Gov. Doug Ducey signed legislation in 2015 that allowed companies to market laboratory tests directly to consumers. Theranos founder Elizabeth Holmes is at left.

PHOENIX — A California firm that parlayed a change in Arizona law to generate business here was charged Wednesday by federal regulators with defrauding investors with false claims about its technology — the very technology that was cited in amending the state law.

Attorneys for the Securities and Exchange Commission contend in a new lawsuit filed in federal court in California that Theranos Inc. and founder Elizabeth Holmes raised more than $700 million while making it appear the company had successfully developed a portable blood analyzer that could perform a full range of laboratory tests from a small sample of blood.
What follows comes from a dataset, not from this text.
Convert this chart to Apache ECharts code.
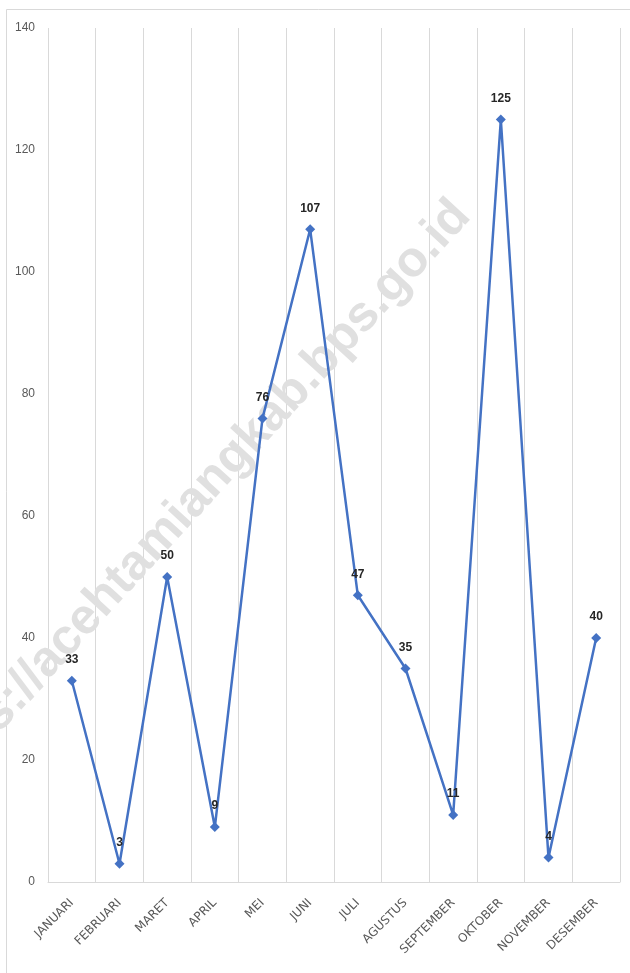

“They deceived investors by, among other things, making false and misleading statements to the media, hosting misleading technology demonstrations, and overstating the extent of Theranos’ relationships with commercial partners and government entities, to whom they had also made misrepresentations,” the lawsuit says.

The legal papers also say Theranos, Holmes and Ramesh Balwani, the company’s former president, claimed the company’s products were deployed by the Department of Defense in Afghanistan and that it would generate more than $100 million in revenues from that deal. As it turned out, the SEC charges, there was never such a deployment and the company generated only about $100,000 from its operations that year.

In a prepared statement from Theranos, the company said it and Holmes have agreed to settle, with Holmes paying a $500,000 fine, relinquishing control of the firm, and becoming ineligible to serve as a director or officer of a publicly traded company for 10 years. She also will return about 19 million shares she obtained during the fraud.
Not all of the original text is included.